Garcia, currently the Estate Management and Business Development Corporation (EMBDC) chairman, argues that no impropriety took place at the HDC, whose affairs have been brought under scrutiny because of allegations of a missing $10 million on the Cleaver Heights Housing project made by Prime Minister Patrick Manning.
“It is to be observed that in the thousands of contracts awarded while I was at the NHA/HDC, no allegations of impropriety arose of which I am aware,” Garcia, who served under Rowley’s tenure, said. “The NHA/HDC was subject to audits by the Auditor General, numerous appearances before the Joint Select Committee of Parliament and there was an Internal Audit Department that reported to the Board of Directors.

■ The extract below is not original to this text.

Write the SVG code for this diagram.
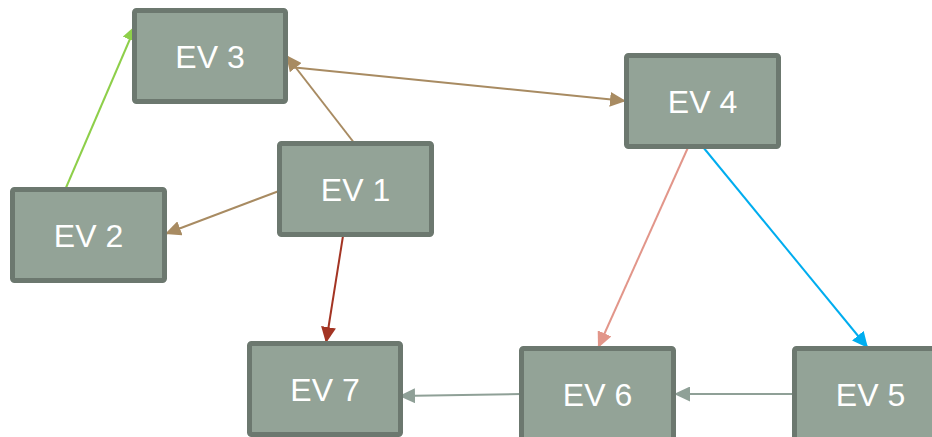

It is again to be observed that while I was at the NHA/HDC, no questions of impropriety or lack of accountability were raised of which I am aware.”
Former HDC chairman and PNM treasurer Louis Andre Monteil, who had been summoned to give evidence on the project by the commissioners, will not attend this week’s proceedings, counsel for the inquiry Kerwin Garcia announced yesterday.
At yesterday’s hearing, inquiry chairman Prof John Uff, who had previously said the issue of the $10 million discrepancy in the project was “dead”, said the issue was now revitalised given the inquiry’s newly expanded mandate.
“We’ve received requests from a number of parties inviting us to re-open the first Cleaver Heights issue in relation to the contractual issues,” he said. “There is going to be more evidence on...the discrepancy in the contract sum.” He noted that the discrepancy could be traced back to an error in HDC paperwork, but said the commissioners would like to make a final determination on the matter. “It’s a matter that I do want to get on with,” he said.
Alvin Fitzpatrick QC, attorney for Cleaver Heights contractor NH International (Caribbean) Ltd, argued that the housing project had no major issues that warrant the scrutiny of a commission of inquiry.